The Future is not looking so Bright: Class of 2013 Faces Grim Job Prospects


College graduates under the age of 25 faces an 8.8 percent unemployment rate and of those lucky enough to secure employment, more than 50 percent work in positions that do not require a bachelor’s degree.
The upcoming class of 2013 will face an extremely grim job market, according to a new research report. 
Unemployment remains severe for young college graduates, and for those who will find employment, many will be forced to settle for low-level opportunities, the Economic Policy Institute reported today. 
The unemployment rate for recent college graduates between the ages of 21 to 24 has averaged roughly 9 percent over the last year, according to statistics from the United States Department of Labor, and when you include young college graduates who work part-time for economic means and those young individuals who have stopped looking for work in the past year, the unemployment rate sky rockets to nearly 18.5 percent. 

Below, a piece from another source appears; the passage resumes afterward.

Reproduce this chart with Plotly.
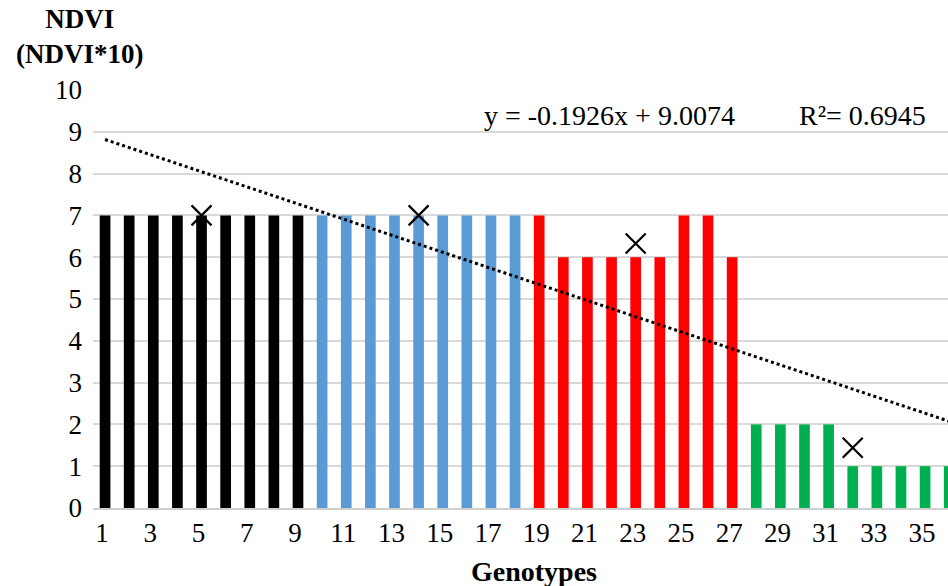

Although the job market has seen improvements over the past few years, the rates remain higher than pre-recession levels. Meanwhile, graduating at the wrong time and in the wrong market is likely to influence the earnings potential of these students throughout their entire career. 
“In general, they are not going to do well,” said Heidi Shierholz, an EPI economist. “These young people can expect lower earnings for the next couple of decades.”
Young college graduates who are working full-time are making roughly $3,200 less each year, than they were in 2000. The average hourly wage for these individuals was $16.60 last year, compared to $18.15 in 2000. 
As of last year, roughly 52 percent of employed college graduates under the age of 25 were not working in jobs that require a college degree, which is up from 47 percent in 2007 and 40 percent in 2000. However, EPI claimed the job problem for recent college graduates stems from weak demand for goods and services, rather than a lack of the appropriate skills or education.